The TED conference, bulging to its largest ever with some 1,200 participants and speakers, launched its 2007 edition in outer space, with an elegant journey via the Cassini space mission to Saturn's largest moon, Titan, presented by planetary scientist Carolyn Porco.
Titan is cold, roughly -350˚ Farenheit, and has been cloaked from scientists by the thick haze of its atmosphere of methane and other chemicals. However, the European Space Agency's Huygens probe returned images of rivers and water bodies, presumably of liquid methane, as it descended towards a landing on the surface of Titan. Porco declared these first pictures ever taken from a moon of the outer solar system should have been met by ticker tape parades throughout the United States and Europe, though of course it was not.

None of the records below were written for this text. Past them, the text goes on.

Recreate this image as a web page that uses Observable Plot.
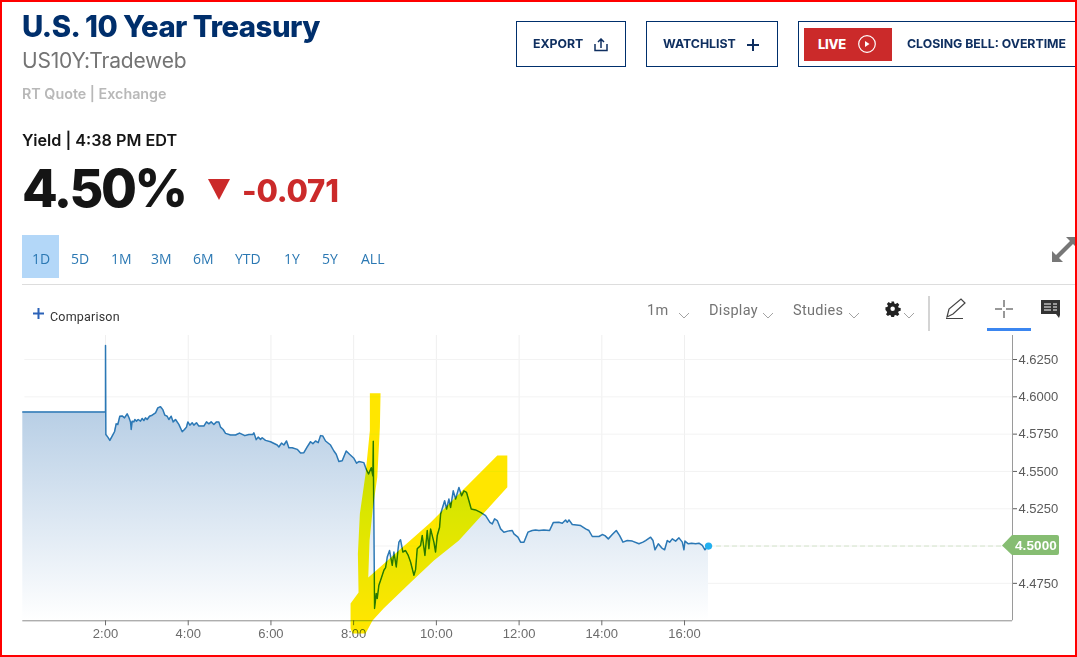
<!DOCTYPE html>
<html><head><meta charset="utf-8">
<script src="https://cdn.jsdelivr.net/npm/d3@7"></script>
<script src="https://cdn.jsdelivr.net/npm/@observablehq/plot@0.6"></script>
<style>
html,body{margin:0;padding:0;background:#fff}
#page{position:relative;width:1077px;height:657px;overflow:hidden;font-family:Inter,"Liberation Sans",sans-serif}
#page>*{position:absolute}
#chart{left:0;top:0}
.t{white-space:nowrap;line-height:1}
.btn{border:1px solid #002f6c;box-sizing:border-box;height:46px;top:21px;background:#fff}
.lbl{font-weight:700;font-size:12.3px;color:#0f2f60;letter-spacing:0}
.tab{font:14px "Open Sans","Liberation Sans",sans-serif;color:#2b78b3;top:249px}
.tool{font:14.5px Roboto,"Liberation Sans",sans-serif;color:#747474;top:302px;letter-spacing:.3px}
.frame{pointer-events:none;border:solid #f00;border-width:2px 2px 2px 2px;box-sizing:border-box;left:0;top:0;width:1077px;height:657px}
</style></head><body>
<div id="page">
<div id="chart"></div>
<div class="t" style="left:22px;top:12px;font-size:29.3px;font-weight:800;color:#002f6c;letter-spacing:-.5px">U.S. 10 Year Treasury</div>
<div class="t" style="left:22px;top:50px;font-size:21px;color:#747474;letter-spacing:-.2px">US10Y:Tradeweb</div>
<div class="t" style="left:22px;top:87px;font-size:14.3px;font-weight:600;color:#b8b8b8">RT Quote | Exchange</div>
<div class="t" style="left:22px;top:132px;font-size:16.2px;font-weight:600;color:#151515">Yield | 4:38 PM EDT</div>
<div class="t" style="left:22px;top:163px;font-size:52px;font-weight:800;color:#151515;letter-spacing:-2.4px">4.50%</div>
<svg style="left:207px;top:179px" width="24" height="22"><path d="M1 0H23L12 21Z" fill="#cb2a2a"/></svg>
<div class="t" style="left:242px;top:175px;font-size:31px;font-weight:800;color:#cb2a2a;letter-spacing:-.2px">-0.071</div>

<div class="btn" style="left:516px;width:110px"></div>
<div class="t lbl" style="left:533px;top:38px">EXPORT</div>
<svg style="left:594px;top:38px" width="14" height="14" fill="none" stroke="#0f2f60" stroke-width="1.5"><path d="M1 6V12.5H13V6M7 10V1M4 4L7 1L10 4"/></svg>
<div class="btn" style="left:646px;width:132px"></div>
<div class="t lbl" style="left:663px;top:38px">WATCHLIST</div>
<svg style="left:746px;top:38px" width="14" height="14" stroke="#0f2f60" stroke-width="2"><path d="M7 1V13M1 7H13"/></svg>
<div class="btn" style="left:798px;width:290px"></div>
<div style="left:804px;top:28px;width:88px;height:33px;background:#cb2a2a"></div>
<div class="t" style="left:818px;top:38px;font-size:13px;font-weight:800;color:#fff;letter-spacing:-.3px">LIVE</div>
<svg style="left:857px;top:34px" width="20" height="20" fill="none" stroke="#fff" stroke-width="1.2"><circle cx="10" cy="10" r="8.3"/><path d="M8 7L12.5 10L8 13Z" fill="#fff" stroke="none"/></svg>
<div class="t lbl" style="left:907px;top:38px">CLOSING BELL: OVERTIME</div>

<svg style="left:1050px;top:234px" width="27" height="30" fill="#777"><path d="M2 28V17L6 21L20 7L16 3H27V14L23 10L9 24L13 28Z"/></svg>

<div style="left:22px;top:235px;width:37px;height:43px;background:#b3d7f8"></div>
<div class="t tab" style="left:32px">1D</div><div class="t tab" style="left:71px">5D</div>
<div class="t tab" style="left:111px">1M</div><div class="t tab" style="left:151px">3M</div>
<div class="t tab" style="left:193px">6M</div><div class="t tab" style="left:235px">YTD</div>
<div class="t tab" style="left:284px">1Y</div><div class="t tab" style="left:322px">5Y</div>
<div class="t tab" style="left:361px">ALL</div>
<div style="left:22px;top:284px;width:1055px;height:1px;background:#ddd"></div>

<svg style="left:32px;top:307px" width="13" height="13" stroke="#2b62b8" stroke-width="2"><path d="M6.500 1V12M1 6.500H12"/></svg>
<div class="t" style="left:50px;top:309px;font:12.5px Roboto,'Liberation Sans',sans-serif;color:#333;letter-spacing:.2px">Comparison</div>
<div class="t tool" style="left:647px">1m</div>
<div class="t tool" style="left:709px">Display</div>
<div class="t tool" style="left:793px">Studies</div>
<svg style="left:678px;top:311px" width="240" height="10" fill="none" stroke="#999" stroke-width=".9"><path d="M1 2L6 7L11 2M85 2L90 7L95 2M171 2L176 7L181 2M226 2L231 7L236 2"/></svg>
<svg style="left:885px;top:301px" width="16" height="16" fill="#222"><path d="M6.500 0h3l.4 2.200 1.500.6 1.900-1.300 2.100 2.100-1.300 1.900.6 1.500 2.200.4v3l-2.200.4-.6 1.500 1.300 1.900-2.100 2.100-1.900-1.300-1.500.6-.4 2.200h-3l-.4-2.200-1.500-.6-1.900 1.300-2.100-2.100 1.300-1.900-.6-1.500L0 9.500v-3l2.200-.4.600-1.500L1.500 2.700 3.600.6l1.900 1.300 1.500-.6zM8 5.500a2.500 2.500 0 100 5 2.500 2.500 0 000-5z" transform="scale(.9) translate(.5 .5)"/></svg>
<div style="left:928px;top:296px;width:2px;height:35px;background:#d4d4d4"></div>
<svg style="left:945px;top:298px" width="24" height="22" fill="none" stroke="#444" stroke-width="1.200"><path d="M2 19L4 11L16 1L20 5L8 16L2 19ZM1 20.500H18"/></svg>
<svg style="left:995px;top:300px" width="18" height="18" stroke="#333" stroke-width="1"><path d="M9 0V7M9 11V18M0 9H7M11 9H18"/></svg>
<div style="left:987px;top:328px;width:44px;height:3px;background:#3b86f0"></div>
<svg style="left:1041px;top:300px" width="20" height="18" fill="#333"><path d="M0 0H19V15L18 18L15 14H0Z"/><path d="M3 4H10M3 7H10M3 10H10M12 4H16M12 7H16M12 10H16" stroke="#fff" stroke-width="1"/></svg>

<svg style="left:1002px;top:535px" width="58" height="21"><path d="M0 10.500L10 0H55Q57 0 57 2V18Q57 20 55 20H10Z" fill="#86bd72"/></svg>
<div class="t" style="left:1015px;top:538px;font:bold 13.500px 'Liberation Sans',sans-serif;color:#fff;letter-spacing:.1px">4.5000</div>
<div class="frame"></div>
</div>
<script>
const flatOvernight = [[0,4.5899],[2.0,4.5899],[2.0,4.6344]];
const morning = [[2.008,4.5748],[2.056,4.573],[2.105,4.5708],[2.161,4.5737],[2.218,4.5766],[2.258,4.5819],[2.298,4.5815],[2.346,4.587],[2.403,4.5872],[2.459,4.5859],[2.524,4.5886],[2.564,4.5863],[2.604,4.5832],[2.621,4.5781],[2.645,4.5837],[2.685,4.5832],[2.709,4.5848],[2.749,4.5837],[2.79,4.5848],[2.846,4.5837],[2.887,4.5855],[2.927,4.5841],[2.967,4.5859],[3.007,4.5848],[3.064,4.587],[3.128,4.5877],[3.209,4.5892],[3.265,4.5926],[3.33,4.5934],[3.386,4.5914],[3.435,4.5877],[3.491,4.587],[3.531,4.5848],[3.588,4.587],[3.636,4.5832],[3.693,4.5848],[3.773,4.5815],[3.854,4.5766],[3.91,4.5781],[3.958,4.5797],[3.991,4.5832],[4.039,4.581],[4.096,4.5826],[4.136,4.581],[4.2,4.5826],[4.257,4.5804],[4.378,4.5804],[4.442,4.5832],[4.499,4.5819],[4.555,4.5832],[4.62,4.5815],[4.684,4.5832],[4.74,4.5832],[4.781,4.5797],[4.845,4.5781]];
const preOpen = [[4.902,4.5755],[5.023,4.5744],[5.144,4.5744],[5.241,4.5757],[5.37,4.574],[5.466,4.5748],[5.563,4.5748],[5.587,4.5759],[5.644,4.5713],[5.692,4.573],[5.748,4.5715],[5.789,4.5726],[5.869,4.5708],[5.99,4.5699],[6.151,4.5677],[6.192,4.5664],[6.256,4.569],[6.313,4.5677],[6.377,4.5704],[6.433,4.5659],[6.514,4.5659],[6.635,4.5648],[6.716,4.5624],[6.796,4.5626],[6.877,4.5664],[6.957,4.5699],[7.014,4.5686],[7.078,4.5704],[7.143,4.5693],[7.199,4.574],[7.255,4.5737],[7.32,4.5704],[7.441,4.5677],[7.522,4.5637],[7.578,4.5615],[7.642,4.5566],[7.723,4.5571],[7.82,4.5637],[7.9,4.5615],[8.005,4.5588],[8.07,4.5555],[8.126,4.5566],[8.247,4.5559],[8.303,4.5515],[8.36,4.5483],[8.425,4.5525],[8.465,4.547],[8.474,4.5703]];
const recovery = [[8.505,4.4582],[8.546,4.4682],[8.57,4.4649],[8.61,4.4738],[8.651,4.4771],[8.691,4.4804],[8.731,4.4838],[8.772,4.4855],[8.812,4.4926],[8.868,4.497],[8.933,4.4871],[8.973,4.496],[9.03,4.486],[9.07,4.497],[9.094,4.5026],[9.134,4.5042],[9.19,4.496],[9.255,4.497],[9.32,4.4937],[9.376,4.4893],[9.457,4.4804],[9.497,4.4842],[9.537,4.4982],[9.618,4.5004],[9.658,4.5071],[9.723,4.4937],[9.779,4.5104],[9.819,4.4982],[9.86,4.5115],[9.94,4.5026],[9.98,4.496],[10.021,4.5071],[10.077,4.5126],[10.102,4.5215],[10.2,4.5304],[10.247,4.5248],[10.303,4.5315],[10.344,4.5259],[10.408,4.537],[10.465,4.5315],[10.545,4.5393],[10.61,4.5337],[10.666,4.537],[10.73,4.5359],[10.787,4.5304],[10.843,4.5248],[10.948,4.5242],[11.069,4.5226],[11.19,4.5204],[11.295,4.5159],[11.351,4.5148],[11.408,4.5182],[11.472,4.5171],[11.553,4.5115],[11.633,4.5093],[11.73,4.51],[11.835,4.5104],[11.875,4.5082],[11.972,4.506],[12.036,4.5026],[12.117,4.5026],[12.214,4.5093],[12.318,4.5104],[12.399,4.5108],[12.48,4.5104],[12.6,4.5108],[12.737,4.5104],[12.826,4.5157],[12.963,4.5159],[13.044,4.5153],[13.124,4.5175]];
const afternoon = [[13.165,4.5159],[13.206,4.5175],[13.286,4.5144],[13.488,4.5137],[13.609,4.5115],[13.689,4.5104],[13.77,4.5064],[13.931,4.5064],[14.012,4.5077],[14.076,4.507],[14.157,4.5048],[14.253,4.5077],[14.35,4.5104],[14.431,4.507],[14.511,4.5026],[14.616,4.5037],[14.737,4.5033],[14.898,4.5015],[14.995,4.5026],[15.059,4.5037],[15.18,4.5059],[15.237,4.5037],[15.285,4.4975],[15.366,4.5015],[15.446,4.4988],[15.519,4.4975],[15.583,4.5037],[15.64,4.5026],[15.704,4.5048],[15.785,4.5033],[15.865,4.5055],[15.946,4.5026],[15.986,4.4975],[16.01,4.5033],[16.091,4.5015],[16.172,4.5019],[16.268,4.5015],[16.349,4.5019],[16.43,4.5004],[16.494,4.4975],[16.58,4.5]];
const highlight = [[8.392,4.6024],[8.65,4.6024],[8.634,4.5796],[8.571,4.5461],[8.457,4.5238],[8.384,4.5037],[8.353,4.4789],[9.86,4.5158],[11.473,4.5607],[11.715,4.5607],[11.715,4.5394],[10.544,4.5037],[9.94,4.4903],[9.376,4.4755],[8.723,4.4581],[8.457,4.4501],[8.288,4.4414],[7.973,4.4414],[7.925,4.4447],[7.925,4.4615],[8.118,4.4688],[8.102,4.4948],[8.15,4.5216],[8.288,4.5484],[8.392,4.5774]];
const xTickHours = [2,4,6,8,10,12,14,16];
const yTickValues = [4.475,4.5,4.525,4.55,4.575,4.6,4.625];
const lastPrice = 4.5, lastHour = 16.58, baseYield = 4.4499, axisEndHour = 23.93;

const series = [...flatOvernight, ...morning, ...preOpen, ...recovery, ...afternoon].map(([h,y]) => ({h,y}));
const defs = () => {
  const d = d3.create("svg:defs");
  const g = d.append("linearGradient").attr("id","areaFill").attr("gradientUnits","objectBoundingBox").attr("x1",0).attr("x2",0).attr("y1",0).attr("y2",1);
  g.append("stop").attr("offset","0.2").attr("stop-color","#b4cce4");
  g.append("stop").attr("offset","1").attr("stop-color","#ffffff");
  return d.node();
};
const axisFont = {fontFamily:'"Liberation Sans",Arial,sans-serif'};
const plot = Plot.plot({
  width:1077, height:657,
  marginLeft:22.3, marginRight:65, marginTop:335, marginBottom:36.7,
  style:{background:"transparent",...axisFont},
  x:{domain:[0,axisEndHour],axis:null},
  y:{domain:[baseYield,4.6411],axis:null},
  marks:[
    defs,
    Plot.ruleX(xTickHours,{stroke:"#efefef",strokeWidth:1}),
    Plot.ruleY(yTickValues,{x1:0.05,x2:axisEndHour,stroke:"#f3f3f3",strokeWidth:1}),
    Plot.areaY(series,{x:"h",y1:baseYield,y2:"y",fill:"url(#areaFill)"}),
    Plot.line(series,{x:"h",y:"y",stroke:"#2b78b5",strokeWidth:1.5,curve:"linear"}),
    Plot.ruleY([lastPrice],{x1:lastHour,x2:axisEndHour,stroke:"#d4e4ca",strokeWidth:1,strokeDasharray:"5 3"}),
    Plot.dot([[lastHour,lastPrice]],{x:d=>d[0],y:d=>d[1],r:3.6,fill:"#22b0f0",stroke:"none"}),
    Plot.ruleY([baseYield],{x1:0,x2:axisEndHour,stroke:"#8c8c8c"}),
    Plot.ruleX([axisEndHour],{stroke:"#9a9a9a"}),
    Plot.axisX({ticks:xTickHours,tickFormat:h=>`${h}:00`,tickSize:5,tickPadding:3,fontSize:13,color:"#6c6c6c",label:null,anchor:"bottom"}),
    Plot.axisY({ticks:yTickValues.filter(v=>v!==lastPrice),tickFormat:d3.format(".4f"),anchor:"right",tickSize:4,tickPadding:2,fontSize:13,color:"#5a5a5a",label:null}),
    Plot.line(highlight,{x:d=>d[0],y:d=>d[1],fill:"#ffe600",stroke:"none",mixBlendMode:"darken"})
  ]
});
document.getElementById("chart").appendChild(plot);
</script>
</body></html>
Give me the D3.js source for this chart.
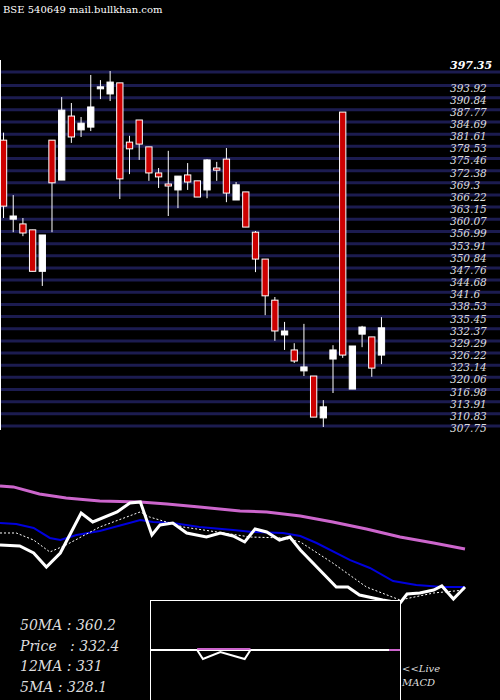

Porco also describes Enceladus, a moon roughly the size of England and Wales in which polar canals emit plumes suggesting liquid water under ground. She ends with a glorious image from a total eclypse of the sun from the other side of Saturn - explaining the outside the rings comes from the plumes of Enceladus, the tiny moon.
The talk followed a rambunctious parade of colorfully costumed brass musicians that started on stage, and emerged later in the two simulcast rooms downstairs from the Monterey Conference Center auditorium here.
Even the legendary TEDbags of gifts, pictured at the TEDblog site, are bigger and tougher than ever, including bright roll-on luggage.